We can almost instantly assume that Kafka’s The Trial was about the crooked and paradoxical ‘injustice of the justice system’ upon reading its first couple of pages. First published in 1925, it is astounding for one to create a complex literature in a span of a year.
Apart from the succinct title, the plot and mood was set from the very first passage in the novel:
“Someone must have been telling lies about Joseph K., for without having done anything wrong he was arrested one fine morning.” It was brief. Straightforward. Compelling. Intriguing.”
And as the story progresses in various vicious directions, K.’s disturbing trial revealed something utterly familiar (and unsurprising): justice is an impossible dream. Just as absolute acquittal for K., who is an innocent man to begin with, is a senseless idea to pursue. The inaccessibility of the Court and the Law describes the absurdity of a system in which one will never know if he is doing something wrong or write, and when he does, will never find out what it is. You are being watched and you can get arrested out of the blue. It seems like Orwell’s 1984; with a fake filter that makes you perceive you have “freedom.”

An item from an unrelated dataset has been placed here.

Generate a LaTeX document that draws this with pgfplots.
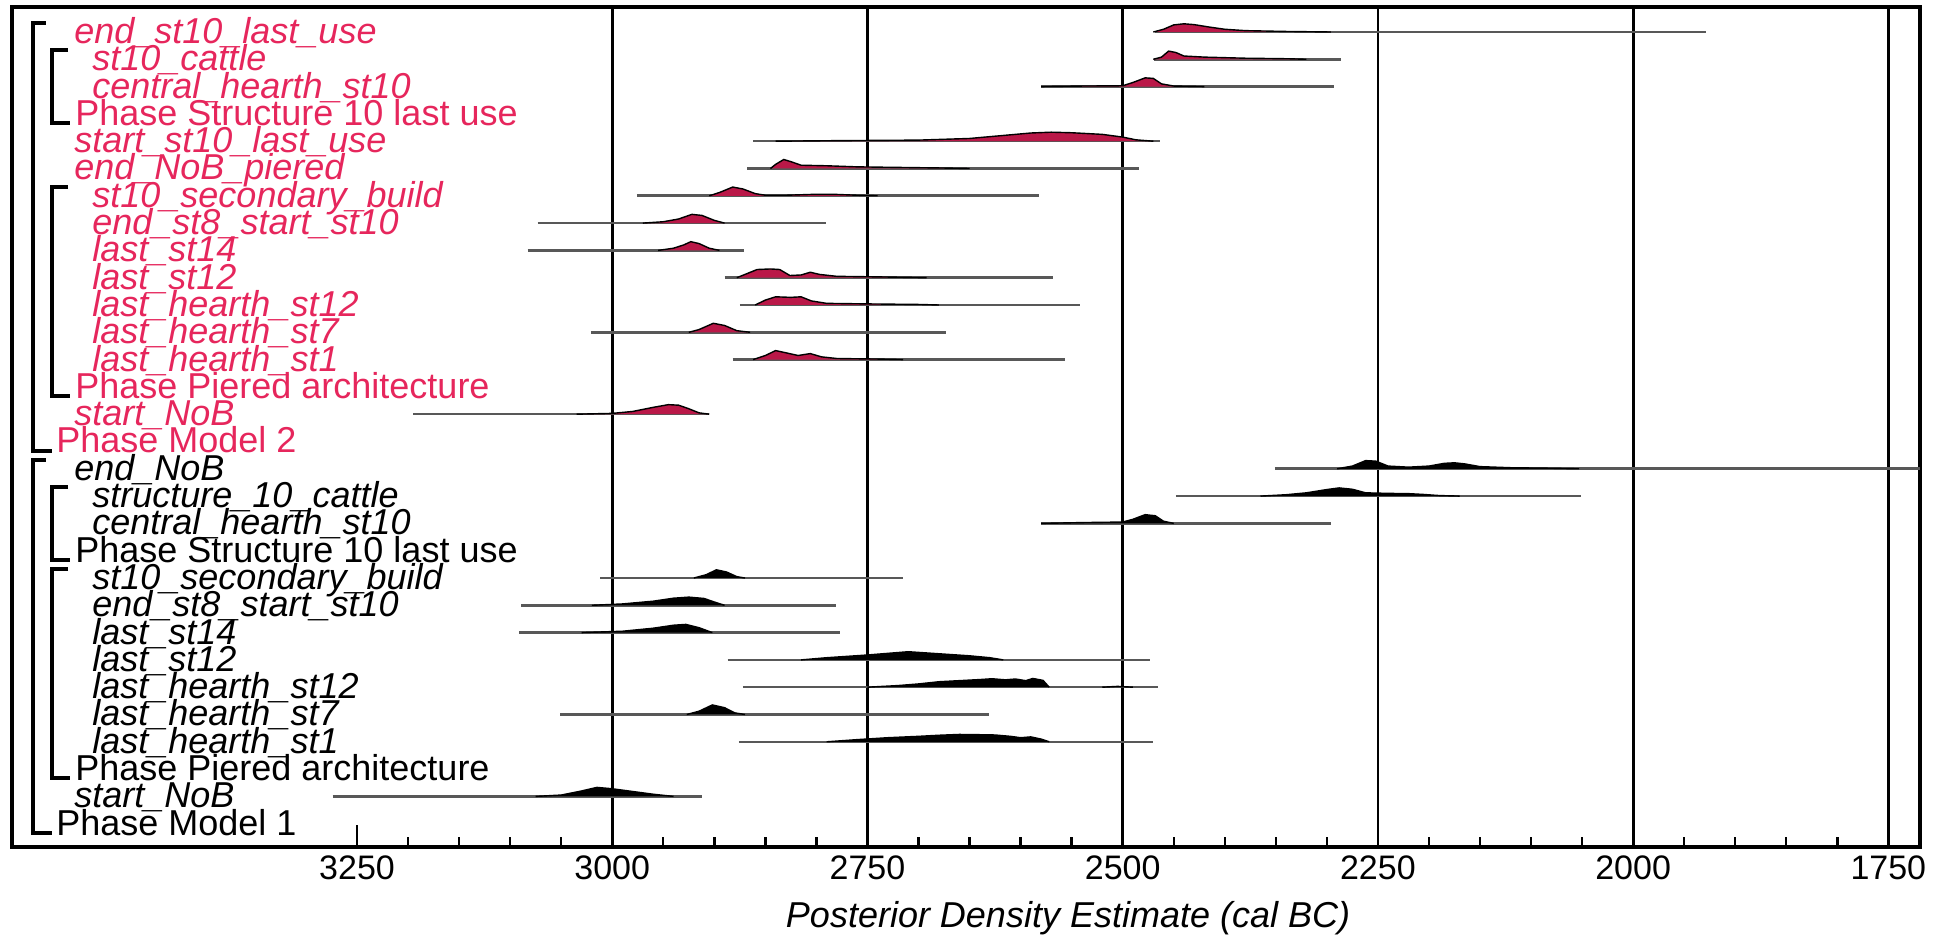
\documentclass[border=0pt]{standalone}
\usepackage{fontspec}
\setmainfont{Liberation Sans}
\usepackage{pgfplots}
\pgfplotsset{compat=1.18}
\definecolor{oxred}{RGB}{230,38,92}
\definecolor{oxfill}{RGB}{186,24,72}
\definecolor{rangegray}{RGB}{88,88,88}
\newcommand{\lab}{\fontsize{18}{18}\selectfont}
\newcommand{\tlab}{\fontsize{17}{17}\selectfont}
\begin{document}
\begin{tikzpicture}
\useasboundingbox (-6pt,-45pt) rectangle (968pt,423.5pt);
\begin{axis}[
  at={(0,0)}, anchor=south west,
  width=954pt, height=420pt, scale only axis,
  x dir=reverse, xmin=1719, xmax=3588, ymin=0.1465, ymax=30.916,
  clip=false,
  axis line style={line width=2pt},
  ytick=\empty,
  xtick={1750,2000,2250,2500,2750,3000,3250},
  minor xtick={1800,1850,1900,1950,2050,2100,2150,2200,2300,2350,2400,2450,2550,2600,2650,2700,2800,2850,2900,2950,3050,3100,3150,3200},
  xtick pos=bottom, tick align=inside,
  major tick length=11pt, minor tick length=5pt,
  every tick/.style={black, line width=1.2pt},
  extra x ticks={1750,2000,2250,2500,2750,3000},
  extra x tick labels={},
  extra x tick style={grid=major, major grid style={black, line width=1.4pt}},
  xticklabel style={font=\tlab, anchor=base, yshift=-16.4pt},
  /pgf/number format/assume math mode=true,
  /pgf/number format/set thousands separator={},
  xlabel={\textit{Posterior Density Estimate (cal BC)}},
  xlabel style={font=\lab, at={(axis description cs:0.5535,0)}, anchor=base, yshift=-40pt},
]
% ---------- range lines ----------
\pgfplotsset{rg/.style={rangegray, line width=1.3pt}}
\addplot[rg] coordinates {(2468,30) (1929,30)};
\addplot[rg] coordinates {(2469,29) (2286,29)};
\addplot[rg] coordinates {(2580,28) (2293,28)};
\addplot[rg] coordinates {(2862,26) (2463,26)};
\addplot[rg] coordinates {(2868,25) (2484,25)};
\addplot[rg] coordinates {(2976,24) (2582,24)};
\addplot[rg] coordinates {(3073,23) (2791,23)};
\addplot[rg] coordinates {(3083,22) (2871,22)};
\addplot[rg] coordinates {(2890,21) (2568,21)};
\addplot[rg] coordinates {(2875,20) (2542,20)};
\addplot[rg] coordinates {(3021,19) (2673,19)};
\addplot[rg] coordinates {(2882,18) (2557,18)};
\addplot[rg] coordinates {(3195,16) (2905,16)};
\addplot[rg] coordinates {(2351,14) (1719,14)};
\addplot[rg] coordinates {(2448,13) (2051,13)};
\addplot[rg] coordinates {(2580,12) (2296,12)};
\addplot[rg] coordinates {(3012,10) (2715,10)};
\addplot[rg] coordinates {(3089,9) (2781,9)};
\addplot[rg] coordinates {(3091,8) (2777,8)};
\addplot[rg] coordinates {(2887,7) (2473,7)};
\addplot[rg] coordinates {(2872,6) (2465,6)};
\addplot[rg] coordinates {(3051,5) (2631,5)};
\addplot[rg] coordinates {(2876,4) (2470,4)};
\addplot[rg] coordinates {(3274,2) (2912,2)};
% ---------- Model 2 densities (red) ----------
\pgfplotsset{rd/.style={fill=oxfill, draw=black, line width=0.7pt}, bk/.style={fill=black, draw=black, line width=0.7pt}}
\addplot[rd] coordinates {(2470,30) (2460,30.10) (2450,30.26) (2440,30.30) (2430,30.27) (2415,30.18) (2400,30.10) (2380,30.05) (2340,30.02) (2296,30)};
\addplot[rd] coordinates {(2470,29) (2462,29.08) (2455,29.30) (2448,29.25) (2440,29.12) (2420,29.08) (2400,29.06) (2380,29.04) (2338,29.02) (2320,29)};
\addplot[rd] coordinates {(2580,28) (2540,28.02) (2500,28.03) (2490,28.15) (2478,28.32) (2470,28.30) (2462,28.10) (2450,28.02) (2420,28)};
\addplot[rd] coordinates {(2840,26) (2780,26.02) (2700,26.04) (2650,26.10) (2620,26.20) (2590,26.30) (2570,26.33) (2550,26.31) (2520,26.25) (2500,26.15) (2487,26.05) (2470,26)};
\addplot[rd] coordinates {(2845,25) (2840,25.15) (2832,25.33) (2825,25.25) (2815,25.12) (2790,25.10) (2760,25.06) (2720,25.04) (2680,25.02) (2650,25)};
\addplot[rd] coordinates {(2905,24) (2895,24.12) (2882,24.32) (2872,24.25) (2860,24.08) (2850,24.02) (2830,24.02) (2805,24.05) (2780,24.05) (2760,24.02) (2740,24)};
\addplot[rd] coordinates {(2970,23) (2950,23.05) (2935,23.15) (2922,23.32) (2912,23.28) (2900,23.10) (2890,23)};
\addplot[rd] coordinates {(2955,22) (2940,22.08) (2930,22.20) (2923,22.32) (2915,22.25) (2905,22.08) (2895,22)};
\addplot[rd] coordinates {(2878,21) (2868,21.15) (2858,21.30) (2845,21.32) (2836,21.30) (2826,21.08) (2815,21.10) (2806,21.20) (2797,21.12) (2780,21.05) (2740,21.03) (2692,21)};
\addplot[rd] coordinates {(2860,20) (2850,20.18) (2840,20.30) (2825,20.28) (2815,20.30) (2805,20.15) (2790,20.06) (2750,20.04) (2700,20.02) (2680,20)};
\addplot[rd] coordinates {(2925,19) (2915,19.10) (2901,19.33) (2890,19.25) (2878,19.06) (2865,19)};
\addplot[rd] coordinates {(2862,18) (2850,18.15) (2840,18.33) (2830,18.25) (2818,18.15) (2806,18.22) (2795,18.10) (2780,18.04) (2740,18.02) (2715,18)};
\addplot[rd] coordinates {(3035,16) (3000,16.03) (2980,16.10) (2960,16.25) (2945,16.35) (2935,16.33) (2925,16.20) (2915,16.05) (2905,16)};
% ---------- Model 1 densities (black) ----------
\addplot[bk] coordinates {(2290,14) (2275,14.10) (2262,14.30) (2252,14.28) (2240,14.10) (2220,14.06) (2200,14.10) (2185,14.20) (2175,14.22) (2165,14.18) (2150,14.08) (2120,14.04) (2080,14.02) (2053,14)};
\addplot[bk] coordinates {(2365,13) (2340,13.05) (2320,13.12) (2300,13.24) (2288,13.30) (2275,13.25) (2262,13.12) (2240,13.10) (2220,13.09) (2205,13.06) (2190,13.02) (2170,13)};
\addplot[bk] coordinates {(2580,12) (2540,12.03) (2520,12.04) (2500,12.05) (2490,12.15) (2478,12.32) (2468,12.28) (2460,12.08) (2450,12)};
\addplot[bk] coordinates {(2920,10) (2908,10.12) (2898,10.30) (2888,10.22) (2878,10.05) (2870,10)};
\addplot[bk] coordinates {(3020,9) (2990,9.05) (2960,9.15) (2940,9.26) (2925,9.30) (2910,9.25) (2900,9.12) (2890,9)};
\addplot[bk] coordinates {(3030,8) (2990,8.05) (2960,8.16) (2940,8.27) (2928,8.30) (2915,8.18) (2902,8)};
\addplot[bk] coordinates {(2815,7) (2790,7.08) (2770,7.13) (2750,7.18) (2730,7.24) (2710,7.30) (2690,7.25) (2670,7.20) (2650,7.15) (2630,7.08) (2617,7)};
\addplot[bk] coordinates {(2750,6) (2720,6.06) (2700,6.12) (2680,6.20) (2660,6.24) (2640,6.28) (2628,6.31) (2615,6.27) (2605,6.30) (2595,6.24) (2588,6.32) (2578,6.25) (2572,6)};
\addplot[bk] coordinates {(2520,6) (2505,6.03) (2490,6)};
\addplot[bk] coordinates {(2927,5) (2915,5.12) (2902,5.35) (2890,5.25) (2880,5.06) (2870,5)};
\addplot[bk] coordinates {(2790,4) (2760,4.08) (2730,4.15) (2700,4.20) (2680,4.24) (2660,4.27) (2640,4.26) (2625,4.25) (2610,4.20) (2600,4.15) (2590,4.18) (2580,4.10) (2572,4)};
\addplot[bk] coordinates {(3075,2) (3050,2.05) (3030,2.20) (3015,2.33) (3000,2.28) (2980,2.18) (2960,2.08) (2940,2)};
% ---------- brackets ----------
\draw[line width=2pt] (axis cs:3554.7,30.33) -- (axis cs:3567.4,30.33) -- (axis cs:3567.4,14.67) -- (axis cs:3548.8,14.67);
\draw[line width=2pt] (axis cs:3554.7,14.33) -- (axis cs:3567.4,14.33) -- (axis cs:3567.4,0.67) -- (axis cs:3548.8,0.67);
\draw[line width=2pt] (axis cs:3533.1,29.33) -- (axis cs:3548.8,29.33) -- (axis cs:3548.8,26.67) -- (axis cs:3531.2,26.67);
\draw[line width=2pt] (axis cs:3533.1,24.33) -- (axis cs:3548.8,24.33) -- (axis cs:3548.8,16.67) -- (axis cs:3531.2,16.67);
\draw[line width=2pt] (axis cs:3533.1,13.33) -- (axis cs:3548.8,13.33) -- (axis cs:3548.8,10.67) -- (axis cs:3531.2,10.67);
\draw[line width=2pt] (axis cs:3533.1,10.33) -- (axis cs:3548.8,10.33) -- (axis cs:3548.8,2.67) -- (axis cs:3531.2,2.67);
% ---------- labels ----------
\begin{scope}[every node/.style={anchor=base west, inner sep=0pt, font=\lab}]
\node[oxred] at (axis cs:3527.3,29.58) {\itshape end\_st10\_last\_use};
\node[oxred] at (axis cs:3509.6,28.58) {\itshape st10\_cattle};
\node[oxred] at (axis cs:3509.6,27.58) {\itshape central\_hearth\_st10};
\node[oxred] at (axis cs:3526.3,26.58) {Phase Structure 10 last use};
\node[oxred] at (axis cs:3527.3,25.58) {\itshape start\_st10\_last\_use};
\node[oxred] at (axis cs:3527.3,24.58) {\itshape end\_NoB\_piered};
\node[oxred] at (axis cs:3509.6,23.58) {\itshape st10\_secondary\_build};
\node[oxred] at (axis cs:3509.6,22.58) {\itshape end\_st8\_start\_st10};
\node[oxred] at (axis cs:3509.6,21.58) {\itshape last\_st14};
\node[oxred] at (axis cs:3509.6,20.58) {\itshape last\_st12};
\node[oxred] at (axis cs:3509.6,19.58) {\itshape last\_hearth\_st12};
\node[oxred] at (axis cs:3509.6,18.58) {\itshape last\_hearth\_st7};
\node[oxred] at (axis cs:3509.6,17.58) {\itshape last\_hearth\_st1};
\node[oxred] at (axis cs:3526.3,16.58) {Phase Piered architecture};
\node[oxred] at (axis cs:3527.3,15.58) {\itshape start\_NoB};
\node[oxred] at (axis cs:3544.9,14.58) {Phase Model 2};
\node at (axis cs:3527.3,13.58) {\itshape end\_NoB};
\node at (axis cs:3509.6,12.58) {\itshape structure\_10\_cattle};
\node at (axis cs:3509.6,11.58) {\itshape central\_hearth\_st10};
\node at (axis cs:3526.3,10.58) {Phase Structure 10 last use};
\node at (axis cs:3509.6,9.58) {\itshape st10\_secondary\_build};
\node at (axis cs:3509.6,8.58) {\itshape end\_st8\_start\_st10};
\node at (axis cs:3509.6,7.58) {\itshape last\_st14};
\node at (axis cs:3509.6,6.58) {\itshape last\_st12};
\node at (axis cs:3509.6,5.58) {\itshape last\_hearth\_st12};
\node at (axis cs:3509.6,4.58) {\itshape last\_hearth\_st7};
\node at (axis cs:3509.6,3.58) {\itshape last\_hearth\_st1};
\node at (axis cs:3526.3,2.58) {Phase Piered architecture};
\node at (axis cs:3527.3,1.58) {\itshape start\_NoB};
\node at (axis cs:3544.9,0.58) {Phase Model 1};
\end{scope}
\end{axis}
\end{tikzpicture}
\end{document}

The turning point for me was when K. met a priest, who turns out to belong to the Court as a prison chaplain, and told him a story about a man and a doorkeeper.
“It is not necessary to accept everything as true, one must only accept it as necessary.” To which K. replied, “It turns lying into a universal principle.”
And upon his execution, this biting realization hits home:
“… the important thing was that he suddenly realized the futility of resistance. There would be nothing heroic in it were he to resist, to make difficulties for his companions, to snatch at the last appearance of life by struggling.”
In the end, he stated that “logic is doubtless unshakeable, but it cannot withstand a man who wants to go on living.” But the truth is, in a world like that of K.’s, the will to live won’t be enough.
To cut the chase, this story does not end well. Forget about the resolve that you wait for in reading fiction. What it does, however, is paint a poignant, vivid, and symbolic picture of the reality of man-made law. Our protagonist did not survive, but his demise opens a potential realm of liberation. It teaches a lesson on survival from the bumps and crevices that make up the broken system. Your thoughts are your own, and no one can persecute what they cannot hold on to.